→ Material provided
.....

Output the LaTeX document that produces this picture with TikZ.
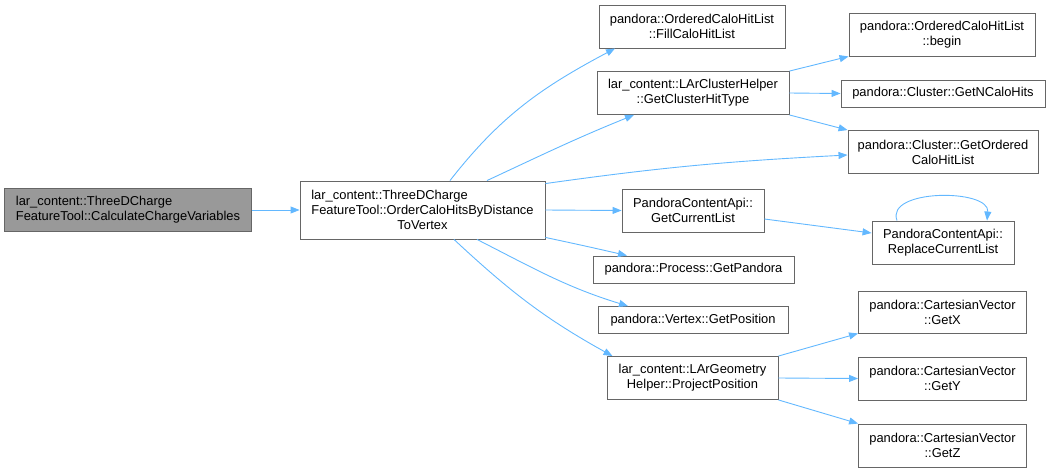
\documentclass[tikz,border=0pt]{standalone}
\usepackage{fontspec}
\setmainfont{Liberation Sans}
\usetikzlibrary{arrows.meta}
\definecolor{edgeblue}{HTML}{63B8FF}
\definecolor{nodeborder}{HTML}{666666}
\definecolor{nodegray}{HTML}{999999}
\newcommand\lastln[1]{\hspace*{\fill}#1\hspace*{\fill}}
\begin{document}
\begin{tikzpicture}[x=1pt,y=1pt,
  fn/.style={draw=nodeborder, line width=0.9pt, fill=white, inner sep=0pt,
    align=left, font=\fontsize{12.9}{15}\selectfont, text=black},
  cur/.style={fn, fill=nodegray},
  e/.style={draw=edgeblue, line width=0.9pt, -{Triangle[length=9pt,width=7pt]}}]
\useasboundingbox (0,0) rectangle (1050,-472);
\node[cur, minimum width=247pt, minimum height=43pt] (A) at (128,-210)
  {lar\_content::ThreeDCharge\\FeatureTool::CalculateChargeVariables};
\node[fn, minimum width=245pt, minimum height=58pt] (B) at (422.5,-210)
  {lar\_content::ThreeDCharge\\FeatureTool::OrderCaloHitsByDistance\\\lastln{ToVertex}};
\node[fn, minimum width=186pt, minimum height=43pt] (C) at (692,-26.5)
  {pandora::OrderedCaloHitList\\\lastln{::FillCaloHitList}};
\node[fn, minimum width=192pt, minimum height=43pt] (D) at (693,-93)
  {lar\_content::LArClusterHelper\\\lastln{::GetClusterHitType}};
\node[fn, minimum width=186pt, minimum height=43pt] (E) at (942,-34.5)
  {pandora::OrderedCaloHitList\\\lastln{::begin}};
\node[fn, minimum width=204pt, minimum height=27pt] (F) at (943,-93.5)
  {pandora::Cluster::GetNCaloHits};
\node[fn, minimum width=190pt, minimum height=43pt] (G) at (943,-152)
  {pandora::Cluster::GetOrdered\\\lastln{CaloHitList}};
\node[fn, minimum width=142pt, minimum height=43pt] (H) at (693,-210.5)
  {PandoraContentApi::\\\lastln{GetCurrentList}};
\node[fn, minimum width=142pt, minimum height=43pt] (I) at (943,-242.5)
  {PandoraContentApi::\\\lastln{ReplaceCurrentList}};
\node[fn, minimum width=201pt, minimum height=27pt] (J) at (693.5,-269.5)
  {pandora::Process::GetPandora};
\node[fn, minimum width=190pt, minimum height=27pt] (K) at (693,-320)
  {pandora::Vertex::GetPosition};
\node[fn, minimum width=171pt, minimum height=43pt] (L) at (692.5,-378)
  {lar\_content::LArGeometry\\\lastln{Helper::ProjectPosition}};
\node[fn, minimum width=168pt, minimum height=42pt] (M) at (942.5,-312)
  {pandora::CartesianVector\\\lastln{::GetX}};
\node[fn, minimum width=168pt, minimum height=43pt] (N) at (942.5,-378.5)
  {pandora::CartesianVector\\\lastln{::GetY}};
\node[fn, minimum width=168pt, minimum height=43pt] (O) at (942.5,-445.5)
  {pandora::CartesianVector\\\lastln{::GetZ}};
% edges
\draw[e] (A.east) -- (B.west);
\draw[e] ([xshift=27.5pt]B.north) to[out=52,in=208] ([xshift=-77pt]C.south);
\draw[e] ([xshift=64.5pt]B.north) to[out=25,in=202] ([xshift=-59pt]D.south);
\draw[e] ([yshift=-3pt]B.north east) to[out=8,in=183] ([yshift=-3pt]G.west);
\draw[e] (B.east) -- (H.west);
\draw[e] ([yshift=2pt]B.south east) to[out=-12,in=167] ([xshift=-66.5pt]J.north);
\draw[e] ([xshift=54.5pt]B.south) to[out=-27,in=163] ([xshift=-65pt]K.north);
\draw[e] ([xshift=31.5pt]B.south) to[out=-43,in=151] ([xshift=-80pt]L.north);
\draw[e] (D.north east) -- (E.south west);
\draw[e] (D.east) -- (F.west);
\draw[e] (D.south east) -- (G.north west);
\draw[e] ([yshift=-8.5pt]H.east) -- ([yshift=9.5pt]I.west);
\draw[e] ([xshift=-46pt]I.north) .. controls ([xshift=-58pt,yshift=32pt]I.north) and ([xshift=47pt,yshift=32pt]I.north) .. ([xshift=44pt]I.north);
\draw[e] (L.north east) -- (M.south west);
\draw[e] (L.east) -- (N.west);
\draw[e] (L.south east) -- (O.north west);
\end{tikzpicture}
\end{document}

.....

Without the pictures, retype the whole of the material above exactly.

→ In response
Output the LaTeX document that produces this picture with TikZ.
\documentclass[tikz,border=0pt]{standalone}
\usepackage{fontspec}
\setmainfont{Liberation Sans}
\usetikzlibrary{arrows.meta}
\definecolor{edgeblue}{HTML}{63B8FF}
\definecolor{nodeborder}{HTML}{666666}
\definecolor{nodegray}{HTML}{999999}
\newcommand\lastln[1]{\hspace*{\fill}#1\hspace*{\fill}}
\begin{document}
\begin{tikzpicture}[x=1pt,y=1pt,
  fn/.style={draw=nodeborder, line width=0.9pt, fill=white, inner sep=0pt,
    align=left, font=\fontsize{12.9}{15}\selectfont, text=black},
  cur/.style={fn, fill=nodegray},
  e/.style={draw=edgeblue, line width=0.9pt, -{Triangle[length=9pt,width=7pt]}}]
\useasboundingbox (0,0) rectangle (1050,-472);
\node[cur, minimum width=247pt, minimum height=43pt] (A) at (128,-210)
  {lar\_content::ThreeDCharge\\FeatureTool::CalculateChargeVariables};
\node[fn, minimum width=245pt, minimum height=58pt] (B) at (422.5,-210)
  {lar\_content::ThreeDCharge\\FeatureTool::OrderCaloHitsByDistance\\\lastln{ToVertex}};
\node[fn, minimum width=186pt, minimum height=43pt] (C) at (692,-26.5)
  {pandora::OrderedCaloHitList\\\lastln{::FillCaloHitList}};
\node[fn, minimum width=192pt, minimum height=43pt] (D) at (693,-93)
  {lar\_content::LArClusterHelper\\\lastln{::GetClusterHitType}};
\node[fn, minimum width=186pt, minimum height=43pt] (E) at (942,-34.5)
  {pandora::OrderedCaloHitList\\\lastln{::begin}};
\node[fn, minimum width=204pt, minimum height=27pt] (F) at (943,-93.5)
  {pandora::Cluster::GetNCaloHits};
\node[fn, minimum width=190pt, minimum height=43pt] (G) at (943,-152)
  {pandora::Cluster::GetOrdered\\\lastln{CaloHitList}};
\node[fn, minimum width=142pt, minimum height=43pt] (H) at (693,-210.5)
  {PandoraContentApi::\\\lastln{GetCurrentList}};
\node[fn, minimum width=142pt, minimum height=43pt] (I) at (943,-242.5)
  {PandoraContentApi::\\\lastln{ReplaceCurrentList}};
\node[fn, minimum width=201pt, minimum height=27pt] (J) at (693.5,-269.5)
  {pandora::Process::GetPandora};
\node[fn, minimum width=190pt, minimum height=27pt] (K) at (693,-320)
  {pandora::Vertex::GetPosition};
\node[fn, minimum width=171pt, minimum height=43pt] (L) at (692.5,-378)
  {lar\_content::LArGeometry\\\lastln{Helper::ProjectPosition}};
\node[fn, minimum width=168pt, minimum height=42pt] (M) at (942.5,-312)
  {pandora::CartesianVector\\\lastln{::GetX}};
\node[fn, minimum width=168pt, minimum height=43pt] (N) at (942.5,-378.5)
  {pandora::CartesianVector\\\lastln{::GetY}};
\node[fn, minimum width=168pt, minimum height=43pt] (O) at (942.5,-445.5)
  {pandora::CartesianVector\\\lastln{::GetZ}};
% edges
\draw[e] (A.east) -- (B.west);
\draw[e] ([xshift=27.5pt]B.north) to[out=52,in=208] ([xshift=-77pt]C.south);
\draw[e] ([xshift=64.5pt]B.north) to[out=25,in=202] ([xshift=-59pt]D.south);
\draw[e] ([yshift=-3pt]B.north east) to[out=8,in=183] ([yshift=-3pt]G.west);
\draw[e] (B.east) -- (H.west);
\draw[e] ([yshift=2pt]B.south east) to[out=-12,in=167] ([xshift=-66.5pt]J.north);
\draw[e] ([xshift=54.5pt]B.south) to[out=-27,in=163] ([xshift=-65pt]K.north);
\draw[e] ([xshift=31.5pt]B.south) to[out=-43,in=151] ([xshift=-80pt]L.north);
\draw[e] (D.north east) -- (E.south west);
\draw[e] (D.east) -- (F.west);
\draw[e] (D.south east) -- (G.north west);
\draw[e] ([yshift=-8.5pt]H.east) -- ([yshift=9.5pt]I.west);
\draw[e] ([xshift=-46pt]I.north) .. controls ([xshift=-58pt,yshift=32pt]I.north) and ([xshift=47pt,yshift=32pt]I.north) .. ([xshift=44pt]I.north);
\draw[e] (L.north east) -- (M.south west);
\draw[e] (L.east) -- (N.west);
\draw[e] (L.south east) -- (O.north west);
\end{tikzpicture}
\end{document}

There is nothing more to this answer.